Error in mnLogLoss(predicted, lev = predicted$label) :
'data' should have columns consistent with 'lev'
data has been partitioned into.
-in both, the column "label" contains the ground truth
fitControl <- trainControl(method = "repeatedcv", number=10, repeats=3, verboseIter = FALSE,
savePredictions = TRUE, classProbs = TRUE, summaryFunction= mnLogLoss)
gbmGrid1 <- expand.grid(.interaction.depth = (1:3), .n.trees = (1:10)*20, .shrinkage = 0.01, .n.minobsinnode = 3)
gbmFit1 <- train(label~., data = training, method = "gbm", trControl=fitControl,
verbose = 1, metric = "logLoss", tuneGrid = gbmGrid1)
gbmPredictions <- predict(gbmFit1, testing)
predicted <- cbind(gbmPredictions, testing)
mnLogLoss(predicted, lev = levels(predicted$label))
For mnLogLoss, it says in the vignette:
data: a data frame with columns ‘obs’ and ‘pred’ for the observed
and predicted outcomes. For metrics that rely on class
probabilities, such as ‘twoClassSummary’, columns should also
include predicted probabilities for each class. See the
‘classProbs’ argument to ‘trainControl’.
So it's not asking for the training data. The data parameter here is just an input, so i use some simulated data:
df = data.frame(label=factor(sample(c("a","b"),100,replace=TRUE)),
training = df[1:50,]
testing = df[1:50,]
fitControl <- trainControl(method = "repeatedcv", number=10, repeats=3, verboseIter = FALSE,
savePredictions = TRUE, classProbs = TRUE, summaryFunction= mnLogLoss)
gbmGrid1 <- expand.grid(.interaction.depth = (1:3), .n.trees = (1:10)*20, .shrinkage = 0.01, .n.minobsinnode = 3)

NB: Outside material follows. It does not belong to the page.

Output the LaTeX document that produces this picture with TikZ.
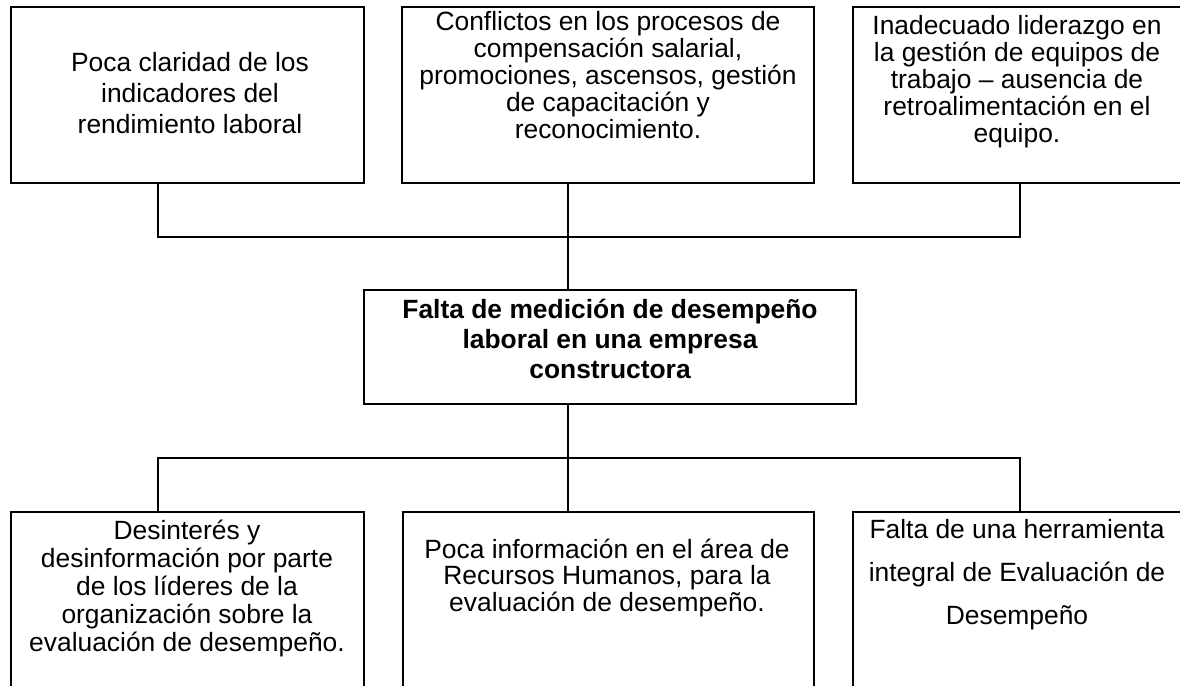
\documentclass[tikz,border=0pt]{standalone}
\usepackage{fontspec}
\setmainfont{Liberation Sans}
\begin{document}
\begin{tikzpicture}[x=1pt,y=-1pt]
\tikzset{
  box/.style={draw, line width=2.8pt, rectangle, inner sep=0pt},
  txt/.style={align=center, inner sep=0pt, font=\fontsize{26.4}{#1}\selectfont},
  link/.style={line width=2.4pt},
}
\useasboundingbox (0,0) rectangle (1180,685);
\clip (0,0) rectangle (1180,685);
\fill[white] (0,0) rectangle (1180,685);
% top boxes
\node[box, minimum width=353pt, minimum height=176pt] (t1) at (187.5,95) {};
\node[box, minimum width=412pt, minimum height=176pt] (t2) at (608,95) {};
\node[box, minimum width=334pt, minimum height=176pt] (t3) at (1020,95) {};
% central box
\node[box, minimum width=492pt, minimum height=114pt] (c) at (610,347) {};
% bottom boxes
\node[box, minimum width=353pt, minimum height=208pt] (b1) at (187.5,616) {};
\node[box, minimum width=411pt, minimum height=208pt] (b2) at (608.5,616) {};
\node[box, minimum width=334pt, minimum height=208pt] (b3) at (1020,616) {};
% texts
\node[txt=31] (t1t) at (190,93) {Poca claridad de los\\indicadores del\\rendimiento laboral};
\node[txt=26.8] (t2t) at (608,75) {Conflictos en los procesos de\\compensación salarial,\\promociones, ascensos, gestión\\de capacitación y\\reconocimiento.};
\node[txt=27] (t3t) at (1017,82) {Inadecuado liderazgo en\\la gestión de equipos de\\trabajo – ausencia de\\retroalimentación en el\\equipo.};
\node[txt=30, font=\fontsize{26.4}{30}\selectfont\bfseries] (ct) at (610,339) {Falta de medición de desempeño\\laboral en una empresa\\constructora};
\node[txt=28] (b1t) at (187,589) {Desinterés y\\desinformación por parte\\de los líderes de la\\organización sobre la\\evaluación de desempeño.};
\node[txt=26.5] (b2t) at (607,578) {Poca información en el área de\\Recursos Humanos, para la\\evaluación de desempeño.};
\node[txt=43] (b3t) at (1017,575) {Falta de una herramienta\\integral de Evaluación de\\Desempeño};
% connectors
\coordinate (uL) at (158,237);
\coordinate (uM) at (568,237);
\coordinate (uR) at (1020,237);
\coordinate (dL) at (158,458);
\coordinate (dM) at (568,458);
\coordinate (dR) at (1020,458);
\draw[link] (uL |- t1.south) -- (uL) -- (uR) -- (uR |- t3.south);
\draw[link] (uM |- t2.south) -- (uM |- c.north);
\draw[link] (dM |- c.south) -- (dM);
\draw[link] (dL |- b1.north) -- (dL) -- (dR) -- (dR |- b3.north);
\draw[link] (dM) -- (dM |- b2.north);
\end{tikzpicture}
\end{document}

gbmFit1 <- train(label~., data = training, method = "gbm", trControl=fitControl,verbose = 1, metric = "logLoss", tuneGrid = gbmGrid1)
And we put together obs
, pred
and the last two columns are probabilities of each class:
predicted <- data.frame(obs=testing$label,
pred=predict(gbmFit1, testing),
predict(gbmFit1, testing,type="prob"))
obs pred a b
1 b a 0.5506054 0.4493946
2 b a 0.5107631 0.4892369
3 a b 0.4859799 0.5140201
4 b a 0.5090264 0.4909736
5 b b 0.4545746 0.5454254
6 a a 0.6211514 0.3788486
mnLogLoss(predicted, lev = levels(predicted$obs))